イエス様が大工の子であり、育った様子を知っている、と考えても、イエス様が為さった技や、語った教え、そして超自然の現象を見て、神の子と信じることは普通の人にはできないことは当然です。「わたしを遣わした父が引き寄せられないかぎり、だれもわたしのところに来ることはできません。」(6・44)とあるように、真に信仰を持つことができるのは、神に選ばれた人だけなのです。

 生まれながらの人が、神を信じ、従い、犠牲を払って、そして自我を捨てて信仰生活を送るということはできないのです。ですから、そういう人は、必ず信仰生活に躓きます。「見よ。わたしは、シオンに、つまずきの石、妨げの岩を置く。彼に信頼する者は、失望させられることがない。」(ローマ9・33)とあるように、信仰者は躓くことなく、失望することなく歩むのですが、魂の救われていない人は、信仰生活を送ることができなくなるように神が躓かせるのです。

 「わたしは、天から下って来た生けるパンです。だれでもこのパンを食べるなら、永遠に生きます。またわたしが与えようとするパンは、世のいのちのための、わたしの肉です。」(6・51)。人は躓き始めると何にでも文句を言い、不信を募らせます。神を信じて生きるという義性的な生活が嫌になってくるのです。或は、もはや抜けられない信仰生活に苛立ってくるのです。

 イエス様の教えを、生きる糧、いのちの源と悟る人だけが、「永遠に生きます。」(6・51)。大事なことは、悔い改めるか、不遜になるか、選択をするということです。私の人生には、多くの苦労があり、困難があり、自分の主義主張を変え、自分の立場や名誉や維持を捨て、それでも神を信じてきました。そういうことを乗り越えてきたからこそ、自分が神の恵みによって、確かに信仰者になっているという確信を持つことができます。

 「弟子たちのうちの多くの者が、これを聞いて言った。「これはひどいことばだ。そんなことをだれが聞いておられようか。」しかし、イエスは、弟子たちがこうつぶやいているのを、知っておられ、彼らに言われた。「このことであなたがたはつまずくのか。それでは、もし人の子がもといた所に上るのを見たら、どうなるのか。いのちを与えるのは御霊です。肉は何の益ももたらしません。わたしがあなたがたに話したことばは、霊であり、またいのちです。」(6・60-63)

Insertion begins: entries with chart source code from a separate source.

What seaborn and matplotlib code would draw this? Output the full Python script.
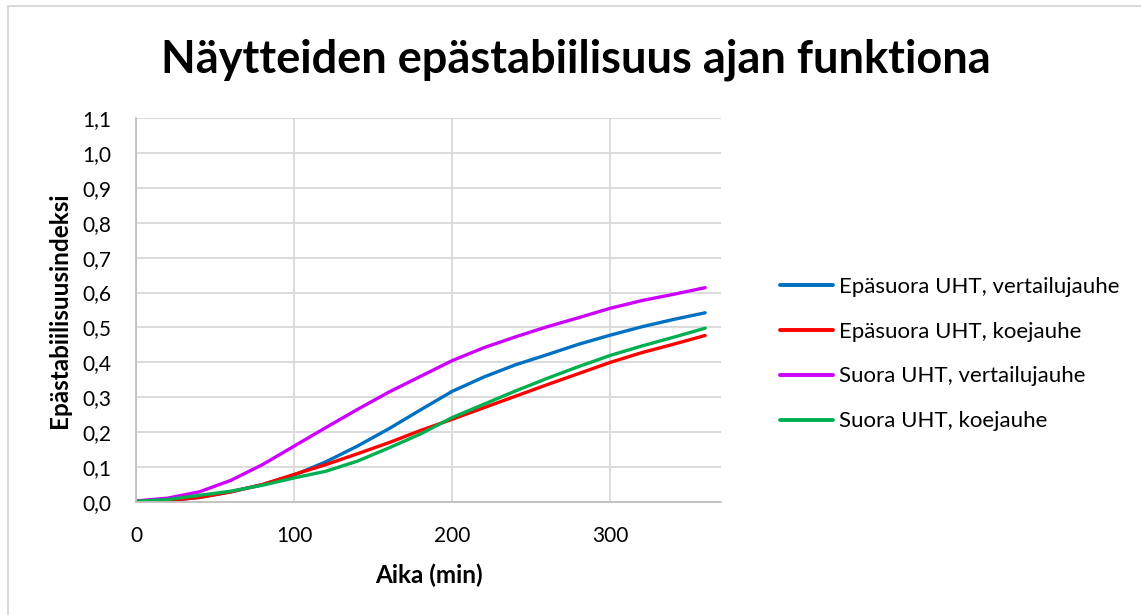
import matplotlib
matplotlib.use("Agg")
import matplotlib.pyplot as plt
import seaborn as sns
import pandas as pd
from matplotlib.patches import Rectangle

# Time points (min)
aika = [0, 20, 40, 60, 80, 100, 120, 140, 160, 180, 200, 220, 240, 260, 280, 300, 320, 340, 360]

# Instability index per sample
epasuora_vertailu = [0.000, 0.004, 0.013, 0.029, 0.050, 0.077, 0.115, 0.160, 0.210, 0.264, 0.317,
                     0.358, 0.393, 0.422, 0.452, 0.478, 0.502, 0.523, 0.542]
epasuora_koe = [0.000, 0.004, 0.013, 0.029, 0.050, 0.079, 0.107, 0.138, 0.170, 0.205, 0.237,
                0.270, 0.303, 0.336, 0.368, 0.400, 0.428, 0.452, 0.477]
suora_vertailu = [0.003, 0.011, 0.029, 0.062, 0.107, 0.160, 0.213, 0.265, 0.315, 0.360, 0.405,
                  0.442, 0.473, 0.502, 0.528, 0.555, 0.577, 0.595, 0.614]
suora_koe = [0.002, 0.007, 0.019, 0.031, 0.048, 0.069, 0.088, 0.117, 0.155, 0.195, 0.242,
             0.280, 0.318, 0.354, 0.388, 0.420, 0.447, 0.472, 0.498]

sarjat = ["Epäsuora UHT, vertailujauhe", "Epäsuora UHT, koejauhe",
          "Suora UHT, vertailujauhe", "Suora UHT, koejauhe"]
varit = ["#0070C0", "#FF0000", "#CC00FF", "#00B050"]

y_ticks = [0.0, 0.1, 0.2, 0.3, 0.4, 0.5, 0.6, 0.7, 0.8, 0.9, 1.0, 1.1]
x_ticks = [0, 100, 200, 300]

df = pd.concat([
    pd.DataFrame({"Aika": aika, "Indeksi": arvot, "Näyte": nimi})
    for nimi, arvot in zip(sarjat, [epasuora_vertailu, epasuora_koe, suora_vertailu, suora_koe])
])

sns.set_theme(style="white")
plt.rcParams["font.family"] = ["Lato", "DejaVu Sans"]
plt.rcParams["text.color"] = "black"
plt.rcParams["axes.labelcolor"] = "black"

W, H = 1141, 615
fig = plt.figure(figsize=(W / 100, H / 100), dpi=100)
ax = fig.add_axes([136 / W, 1 - 502 / H, (721 - 136) / W, (502 - 118) / H])

sns.lineplot(data=df, x="Aika", y="Indeksi", hue="Näyte", hue_order=sarjat,
             palette=varit, linewidth=2.4, ax=ax, legend=False)
for ln in ax.get_lines():
    ln.set_solid_joinstyle("round")
    ln.set_solid_capstyle("round")

ax.set_xlim(0, 370)
ax.set_ylim(0, 1.1)
ax.set_xticks(x_ticks)
ax.set_yticks(y_ticks)
ax.set_xticklabels([str(v) for v in x_ticks], fontsize=15)
ax.set_yticklabels([f"{v:.1f}".replace(".", ",") for v in y_ticks], fontsize=15)
ax.tick_params(axis="x", length=0, pad=17, colors="black")
ax.tick_params(axis="y", length=0, pad=18, colors="black")

ax.grid(True, color="#D9D9D9", linewidth=1.3)
ax.set_axisbelow(True)
for side in ["top", "right"]:
    ax.spines[side].set_visible(False)
for side in ["left", "bottom"]:
    ax.spines[side].set_color("#BFBFBF")
    ax.spines[side].set_linewidth(1.3)

ax.set_xlabel("Aika (min)", fontsize=17.5, fontweight="bold", labelpad=13)
ax.set_ylabel("Epästabiilisuusindeksi", fontsize=17.5, fontweight="bold", labelpad=8)

fig.text(576 / W, 1 - 60 / H, "Näytteiden epästabiilisuus ajan funktiona",
         ha="center", va="center", fontsize=32.5, fontweight="bold")

handles = [plt.Line2D([], [], color=c, linewidth=2.8) for c in varit]
fig.legend(handles, sarjat, loc="center left", bbox_to_anchor=(780 / W, 1 - 354 / H),
           frameon=False, fontsize=16, handlelength=2.4, handletextpad=0.25,
           labelspacing=1.12, borderpad=0, borderaxespad=0)

# Outer chart frame
fig.patches.append(Rectangle((8 / W, -0.05), 1.2, 1 - 6 / H + 0.05,
                             transform=fig.transFigure, fill=False,
                             edgecolor="#D9D9D9", linewidth=1.5))

fig.savefig("out.png", dpi=100, facecolor="white")
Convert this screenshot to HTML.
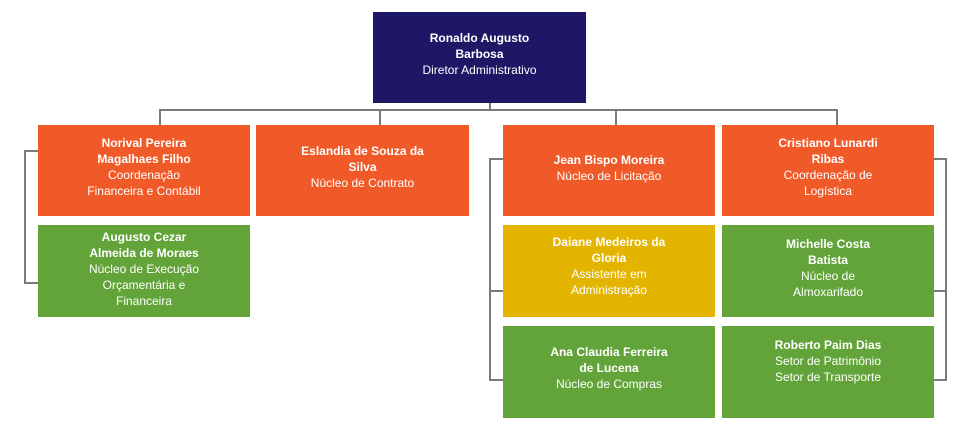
<!DOCTYPE html>
<html><head><meta charset="utf-8"><style>
*{margin:0;padding:0;box-sizing:border-box}
body{width:972px;height:435px;background:#fff;position:relative;overflow:hidden;font-family:"Liberation Sans","DejaVu Sans",sans-serif}
.b{position:absolute;color:#fff;text-align:center;font-size:12px;line-height:16px}
.t{position:absolute;left:0;right:0;padding:0 10px}
.t b{font-weight:bold}
.o{background:#f05a28}.g{background:#62a43a}.y{background:#e3b500}.n{background:#1d1766}
.l{position:absolute;background:#7a7a7a}
</style></head><body>
<div class="l" style="left:489px;top:103px;width:2px;height:8px"></div>
<div class="l" style="left:159px;top:109px;width:679px;height:2px"></div>
<div class="l" style="left:159px;top:109px;width:2px;height:16px"></div>
<div class="l" style="left:379px;top:109px;width:2px;height:16px"></div>
<div class="l" style="left:615px;top:109px;width:2px;height:16px"></div>
<div class="l" style="left:836px;top:109px;width:2px;height:16px"></div>
<div class="l" style="left:24px;top:150px;width:2px;height:134px"></div>
<div class="l" style="left:24px;top:150px;width:14px;height:2px"></div>
<div class="l" style="left:24px;top:282px;width:14px;height:2px"></div>
<div class="l" style="left:489px;top:158px;width:2px;height:223px"></div>
<div class="l" style="left:489px;top:158px;width:14px;height:2px"></div>
<div class="l" style="left:489px;top:290px;width:14px;height:2px"></div>
<div class="l" style="left:489px;top:379px;width:14px;height:2px"></div>
<div class="l" style="left:945px;top:158px;width:2px;height:223px"></div>
<div class="l" style="left:934px;top:158px;width:13px;height:2px"></div>
<div class="l" style="left:934px;top:290px;width:13px;height:2px"></div>
<div class="l" style="left:934px;top:379px;width:13px;height:2px"></div>

<div class="b n" style="left:373px;top:12px;width:213px;height:91px"><div class="t" style="top:18px"><b>Ronaldo Augusto<br>Barbosa</b><br>Diretor Administrativo</div></div>

<div class="b o" style="left:38px;top:125px;width:212px;height:91px"><div class="t" style="top:10px"><b>Norival Pereira<br>Magalhaes Filho</b><br>Coordenação<br>Financeira e Contábil</div></div>
<div class="b o" style="left:256px;top:125px;width:213px;height:91px"><div class="t" style="top:18px"><b>Eslandia de Souza da<br>Silva</b><br>Núcleo de Contrato</div></div>
<div class="b o" style="left:503px;top:125px;width:212px;height:91px"><div class="t" style="top:27px"><b>Jean Bispo Moreira</b><br>Núcleo de Licitação</div></div>
<div class="b o" style="left:722px;top:125px;width:212px;height:91px"><div class="t" style="top:10px"><b>Cristiano Lunardi<br>Ribas</b><br>Coordenação de<br>Logística</div></div>

<div class="b g" style="left:38px;top:225px;width:212px;height:92px"><div class="t" style="top:4px"><b>Augusto Cezar<br>Almeida de Moraes</b><br>Núcleo de Execução<br>Orçamentária e<br>Financeira</div></div>
<div class="b y" style="left:503px;top:225px;width:212px;height:92px"><div class="t" style="top:9px"><b>Daiane Medeiros da<br>Gloria</b><br>Assistente em<br>Administração</div></div>
<div class="b g" style="left:722px;top:225px;width:212px;height:92px"><div class="t" style="top:11px"><b>Michelle Costa<br>Batista</b><br>Núcleo de<br>Almoxarifado</div></div>

<div class="b g" style="left:503px;top:326px;width:212px;height:92px"><div class="t" style="top:18px"><b>Ana Claudia Ferreira<br>de Lucena</b><br>Núcleo de Compras</div></div>
<div class="b g" style="left:722px;top:326px;width:212px;height:92px"><div class="t" style="top:11px"><b>Roberto Paim Dias</b><br>Setor de Patrimônio<br>Setor de Transporte</div></div>
</body></html>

 「こういうわけで、弟子たちのうちの多くの者が離れ去って行き、もはやイエスとともに歩かなかった。」(6・66)。終末とは、そういう時代です。

ヨハネ6章48~58節

  • 6:48 わたしはいのちのパンです。
  • 6:49 あなたがたの父祖たちは荒野でマナを食べたが、死にました。
  • 6:50 しかし、これは天から下って来たパンで、それを食べると死ぬことがないのです。
  • 6:51 わたしは、天から下って来た生けるパンです。だれでもこのパンを食べるなら、永遠に生きます。またわたしが与えようとするパンは、世のいのちのための、わたしの肉です。」
  • 6:52 すると、ユダヤ人たちは、「この人は、どのようにしてその肉を私たちに与えて食べさせることができるのか」と言って互いに議論し合った。
  • 6:53 イエスは彼らに言われた。「まことに、まことに、あなたがたに告げます。人の子の肉を食べ、またその血を飲まなければ、あなたがたのうちに、いのちはありません。
  • 6:54 わたしの肉を食べ、わたしの血を飲む者は、永遠のいのちを持っています。わたしは終わりの日にその人をよみがえらせます。
  • 6:55 わたしの肉はまことの食物、わたしの血はまことの飲み物だからです。
  • 6:56 わたしの肉を食べ、わたしの血を飲む者は、わたしのうちにとどまり、わたしも彼のうちにとどまります。
  • 6:57 生ける父がわたしを遣わし、わたしが父によって生きているように、わたしを食べる者も、わたしによって生きるのです。
  • 6:58 これは天から下って来たパンです。あなたがたの父祖たちが食べて死んだようなものではありません。このパンを食べる者は永遠に生きます。」